In a scandal that broke years later, Mary Kay LeTourneau, the notorious Seattle schoolteacher who bore two babies with a young teenage student, turned out to be Schmitz’s daughter. Her boy lover, a Samoan, was said to be mature for his years; perhaps he had been reading that arch-liberal Margaret Mead on his own customs. “Can’t you understand that this is not a story about me,” an unrepentant LeTourneau told George magazine. “It’s a story of two remarkable men.” Those would be her thirteen-year-old student and her domineering father, both of whom LeTourneau loved beyond reason. Schmitz researched the Samoan treaty to see if there was something in it that could save her from prison.

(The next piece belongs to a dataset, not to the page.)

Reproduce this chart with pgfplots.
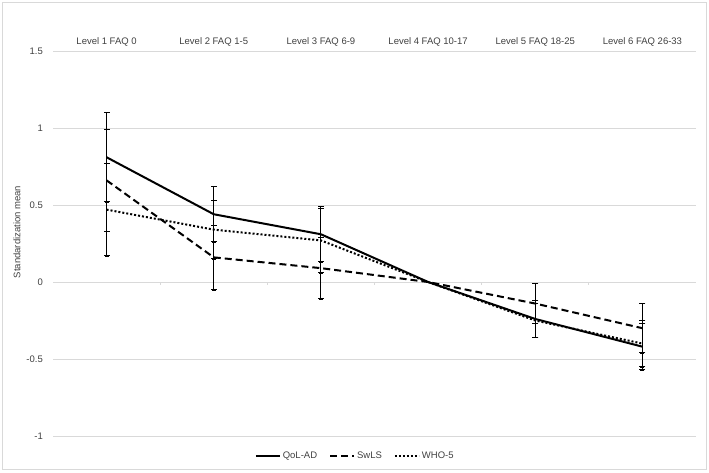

There wasn’t.
As the LeTourneau case played out in the national media, the Schmitz household was revealed to have been a chilly place, often under siege due to John’s latest atrocious remark. Mary Kay and her brother would sometimes play German marching music out the window to drown out angry demonstrators. Schmitz’s wife Mary was said by Mary Kay to be an unaffectionate mother who stressed personal appearance, counseling her daughter to always wear lipstick and even toenail polish. Mary was a vocal ally of Phyllis Schlafly, and appeared on TV to denounce the ERA. She stuck with her man to the end.
After dropping out of politics, Schmitz went back to indoctrinating the youth of California and pretty much stayed out of sight except for a brief bid for Congress in 1984, in which he was defeated by “B1” Bob Dornan. When the LeTourneau scandal erupted in 1994 he had retired from academia and was discovered working at a souvenir stand at Washington DC’s Union Station. He had purchased the home of his hero, McCarthy. “I don’t talk to reporters any more,” were his unwitty and last recorded words for a public hungry for the thoughts of a fallen paragon.